I was thinking if we could solve the Two crystal ball with different appraoch. What if we split the main array into 3 halves and treat the problem similar to binary search, and something like tertiary search.

This will work on time complexity log(n) with base 3 Logic:

Code:

export default function two_crystal_balls(breaks: boolean[]): number {
    let low = 0
    let high = breaks.length;

    do {
        const firstTertile = low + Math.floor((high - low) / 3);
        const secondTertile = low + Math.ceil((high - low) * 2 / 3);

        if (breaks[firstTertile]) {
            high = firstTertile;
        } else if (breaks[secondTertile]) {
            low = firstTertile + 1;
            high = secondTertile;
        } else {
            low = secondTertile + 1;
        }
    } while (low < high)

    return breaks[low] ? low : -1;
}

@ThePrimeagen What is your thought on the appraoch?

[ThePrimeagen]

Unfortunately you haven't really fundamentally changed the running time. If something breaks, you now have to travel, potentially 1/3 of the array.
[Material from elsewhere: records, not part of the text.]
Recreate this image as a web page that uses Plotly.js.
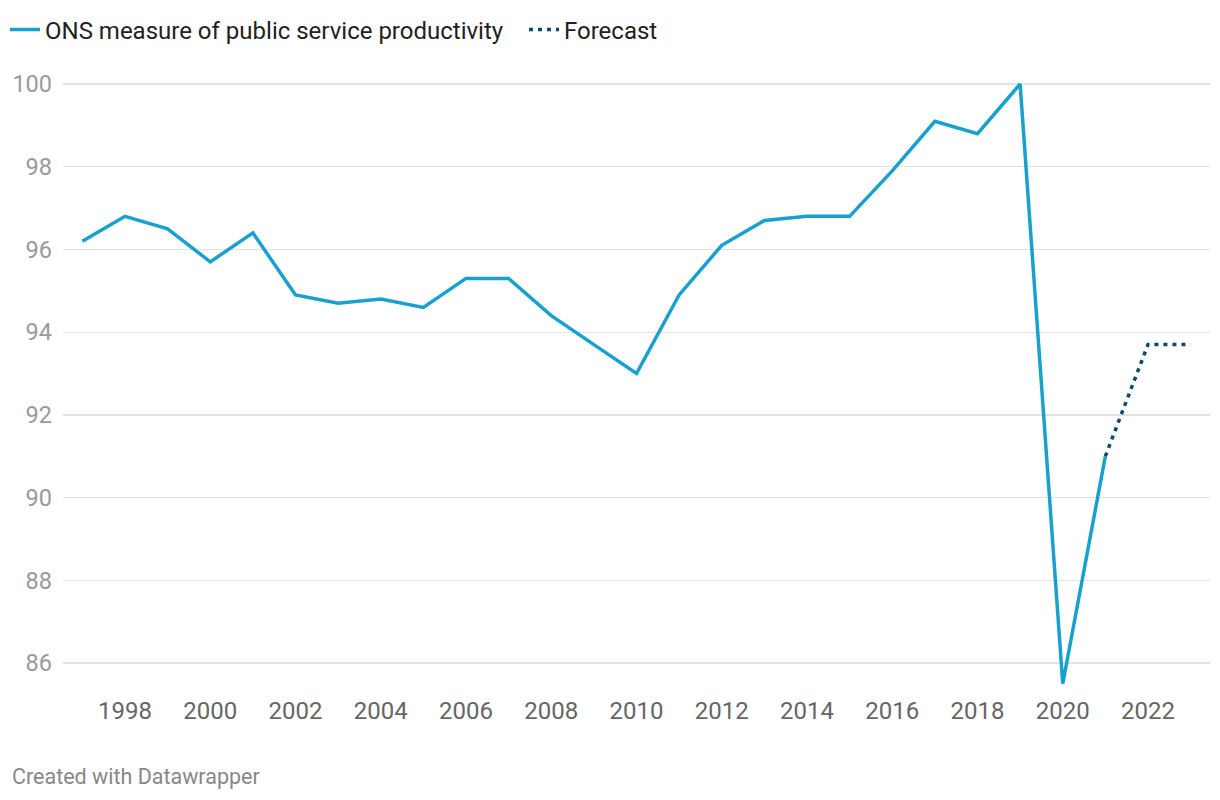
<!DOCTYPE html>
<html>
<head>
<meta charset="utf-8">
<script src="https://cdn.plot.ly/plotly-3.0.1.min.js"></script>
<style>html,body{margin:0;padding:0;background:#fff;}#chart{width:1220px;height:800px;}</style>
</head>
<body>
<div id="chart"></div>
<script>
const years = [1997,1998,1999,2000,2001,2002,2003,2004,2005,2006,2007,2008,2009,2010,2011,2012,2013,2014,2015,2016,2017,2018,2019,2020,2021];
const productivity = [96.2,96.8,96.5,95.7,96.4,94.9,94.7,94.8,94.6,95.3,95.3,94.4,93.7,93.0,94.9,96.1,96.7,96.8,96.8,97.9,99.1,98.8,100.0,85.5,91.0];
const forecastYears = [2021,2022,2023];
const forecast = [91.0,93.7,93.7];
const xTicks = [1998,2000,2002,2004,2006,2008,2010,2012,2014,2016,2018,2020,2022];
const yTicks = [86,88,90,92,94,96,98,100];

const traces = [
  {x: years, y: productivity, type:'scatter', mode:'lines', name:'ONS measure of public service productivity',
   line:{color:'#18a1cd', width:3.5}, hoverinfo:'x+y'},
  {x: forecastYears, y: forecast, type:'scatter', mode:'lines', name:'Forecast',
   line:{color:'#0b4a6f', width:3.5, dash:'4px,5px'}, hoverinfo:'x+y'}
];

const layout = {
  width:1220, height:800,
  margin:{l:63, r:10, t:80, b:108},
  paper_bgcolor:'#fff', plot_bgcolor:'#fff',
  font:{family:'Roboto, sans-serif', color:'#333'},
  showlegend:true,
  legend:{orientation:'h', xref:'container', yref:'container', x:5/1220, y:1-30/800, yanchor:'middle', xanchor:'left',
    font:{size:24, color:'#222'}, itemwidth:30, traceorder:'normal', bgcolor:'rgba(0,0,0,0)',
    entrywidth:474, entrywidthmode:'pixels'},
  xaxis:{range:[1996.545,2023.455], tickvals:xTicks, ticktext:xTicks.map(String), showgrid:false, zeroline:false,
    showline:false, ticks:'', tickfont:{size:24, color:'#666'}, ticklabelstandoff:2, fixedrange:true},
  yaxis:{range:[85.30,100.097], tickvals:yTicks, ticktext:yTicks.map(String), showgrid:true, gridcolor:'#e2e2e2', gridwidth:1.3,
    zeroline:false, showline:false, ticks:'', tickfont:{size:23.5, color:'#9a9a9a'}, ticklabelstandoff:10, fixedrange:true},
  annotations:[{text:'Created with Datawrapper', xref:'paper', yref:'paper', x:-53/1147, y:(692-776)/612,
    xanchor:'left', yanchor:'middle', showarrow:false, font:{size:21.5, color:'#888'}}]
};

Plotly.newPlot('chart', traces, layout, {displayModeBar:false, staticPlot:true});
</script>
</body>
</html>
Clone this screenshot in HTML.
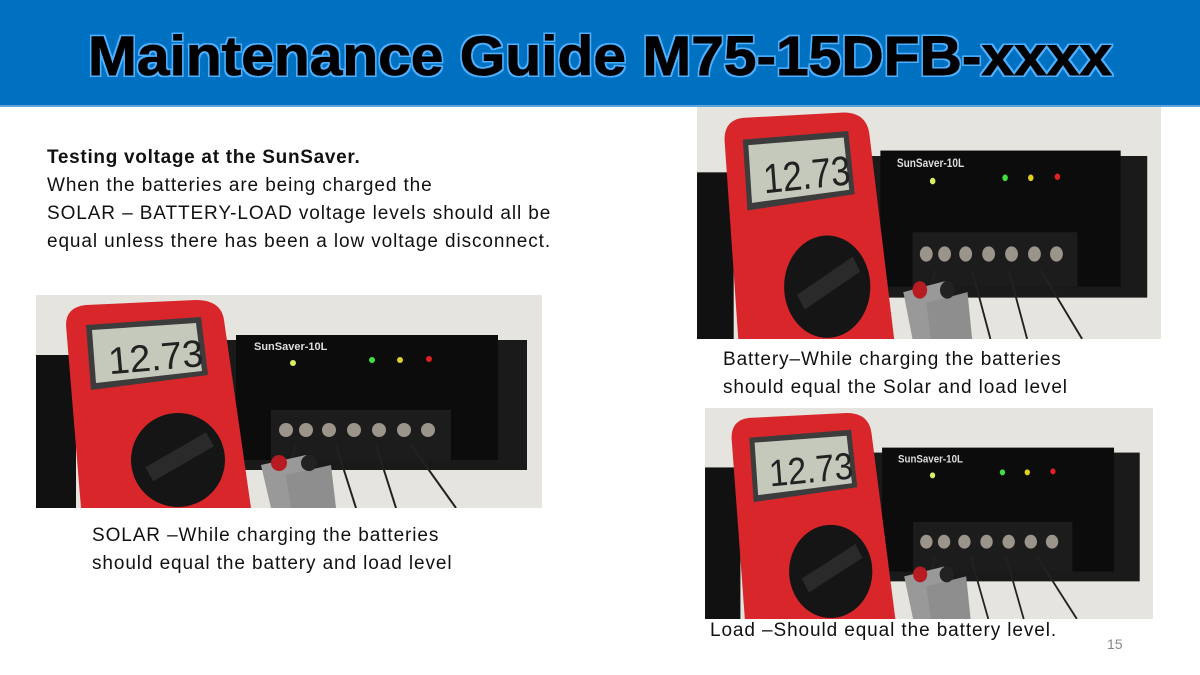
<!DOCTYPE html>
<html><head><meta charset="utf-8"><style>
body{margin:0;width:1200px;height:675px;background:#fff;position:relative;overflow:hidden;font-family:"Liberation Sans",sans-serif}
.hdr{position:absolute;left:0;top:0;width:1200px;height:105px;background:#0070c0;border-bottom:2px solid #5ea3dc}
.t{position:absolute;font-size:19px;letter-spacing:0.9px;color:#111;line-height:28px;white-space:nowrap}
.ph{position:absolute}
</style></head><body>
<div class="hdr"><svg width="1200" height="105"><defs><filter id="g"><feMorphology operator="dilate" radius="1.5" in="SourceAlpha" result="d"/><feFlood flood-color="#4fb0ff"/><feComposite in2="d" operator="in" result="c"/><feMerge><feMergeNode in="c"/><feMergeNode in="SourceGraphic"/></feMerge></filter></defs>
<text x="88" y="75" font-family="Liberation Sans" font-weight="bold" font-size="56" textLength="1024" lengthAdjust="spacingAndGlyphs" fill="#000" stroke="#000" stroke-width="1" filter="url(#g)">Maintenance Guide M75-15DFB-xxxx</text></svg></div>

<div class="t" style="left:47px;top:144px"><b style="letter-spacing:0.7px">Testing voltage at the SunSaver.</b><br>When the batteries are being charged the<br>SOLAR – BATTERY-LOAD voltage levels should all be<br>equal unless there has been a low voltage disconnect.</div>

<svg width="0" height="0" style="position:absolute"><defs>
<g id="photo">
<rect width="506" height="213" fill="#e6e4de"/>
<rect x="0" y="60" width="40" height="153" fill="#111"/>
<rect x="176" y="45" width="315" height="130" fill="#1a1a1a"/>
<rect x="200" y="40" width="262" height="125" fill="#0c0c0c"/>
<rect x="235" y="115" width="180" height="50" fill="#1c1c1c"/>
<g fill="#9a948a"><circle cx="250" cy="135" r="7"/><circle cx="270" cy="135" r="7"/><circle cx="293" cy="135" r="7"/><circle cx="318" cy="135" r="7"/><circle cx="343" cy="135" r="7"/><circle cx="368" cy="135" r="7"/><circle cx="392" cy="135" r="7"/></g>
<circle cx="257" cy="68" r="3" fill="#d8f060"/><circle cx="336" cy="65" r="3" fill="#40e040"/><circle cx="364" cy="65" r="3" fill="#e0d020"/><circle cx="393" cy="64" r="3" fill="#e02020"/>
<text x="218" y="55" font-size="11" font-weight="bold" fill="#ddd" font-family="Liberation Sans">SunSaver-10L</text>
<g stroke="#222" stroke-width="2"><line x1="260" y1="150" x2="240" y2="213"/><line x1="300" y1="150" x2="320" y2="213"/><line x1="340" y1="150" x2="360" y2="213"/><line x1="375" y1="150" x2="420" y2="213"/></g>
<path d="M30 30 Q30 12 50 10 L160 5 Q185 5 188 25 L215 213 L45 213 Z" fill="#d8262b"/>
<path d="M50 30 L165 22 L172 80 L55 95 Z" fill="#3c3c3c"/>
<path d="M56 35 L160 28 L166 76 L60 88 Z" fill="#c5c9bb"/>
<text x="72" y="76" font-size="38" fill="#222" font-family="Liberation Sans" transform="rotate(-5 110 60)">12.73</text>
<circle cx="142" cy="165" r="47" fill="#151515"/>
<rect x="110" y="155" width="70" height="16" fill="#2a2a2a" transform="rotate(-30 142 165)"/>
<path d="M225 170 L270 160 L275 213 L235 213 Z" fill="#999"/><path d="M250 180 L295 170 L300 213 L255 213 Z" fill="#8e8e8e"/>
<circle cx="243" cy="168" r="8" fill="#b71c22"/><circle cx="273" cy="168" r="8" fill="#222"/>
</g></defs></svg>

<svg class="ph" style="left:36px;top:295px" width="506" height="213" viewBox="0 0 506 213" preserveAspectRatio="none"><use href="#photo"/></svg>
<svg class="ph" style="left:697px;top:107px" width="464" height="232" viewBox="0 0 506 213" preserveAspectRatio="none"><use href="#photo"/></svg>
<svg class="ph" style="left:705px;top:408px" width="448" height="211" viewBox="0 0 506 213" preserveAspectRatio="none"><use href="#photo"/></svg>

<div class="t" style="left:92px;top:522px">SOLAR –While charging the batteries<br>should equal the battery and load level</div>
<div class="t" style="left:723px;top:346px">Battery–While charging the batteries<br>should equal the Solar and load level</div>
<div class="t" style="left:710px;top:617px">Load –Should equal the battery level.</div>
<div style="position:absolute;left:1107px;top:636px;font-size:14px;color:#888">15</div>
</body></html>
This is just a form of binary search but instead n-ary search

It is certainly cool, but you will end up having n running time in the end

[anwesh-b]

Can you explain more on what you mean on If something breaks?

[luispellizzon]

I had issue with some arrays with different sizes and I debuged the code and changed only one thing on my algorithm. After the first loops encounters the first TRUE value (where the first ball breaks) the index, according to the GOAT prime, he deducts by the jump amount variable and start from the beginning of that portion again.

What I changed was I incremented index variable because we dont need to check where was the last element before we found the TRUE value, because we know that last element is FALSE, otherwise that last portion of the squared would be checked.

so I did the following: i = i + 1 - jumpAmount

Another solution would be to change the second for loop:

for (let j = 0; j < jumpAmount && i < array.length; ++j, ++i) {
    if (array[i]) {
      return i;
    }
  }

where the loop will run until j variable is less OR equal to jumpAmount.

That happens because depending where the TRUE value is, we are short one element, because the first loop will always check one element more than the amount we want to jump.

const array = [false,false,false,false,false,false,false,false,false,true,true,true,true]

The first run will jump to the 4th element because squared root of 13, rounded down, is 3:

const jumpAmount = 3;
let index = jumpAmount //3
/* First run will check from index 0 to index 3*/
/*If not is found, increment index by 3. Now index = 6*/
/* Second run will check from index 3 to index 6, which will check 4 elements*/

But if we find a TRUE value, which is located in the last index of this portion we are checking, the second loop will only check for 3 elements instead of the whole 4 elements, because the second loop only executes until j variable is less than jump amount. To prevent this we can either increment the start of the index (from the portion we want to check linearly) by 1, because we already know this index is FALSE, or we can still check this last index but we need to make sure that the loop runs until j variable is less or EQUAL to the jump amount variable.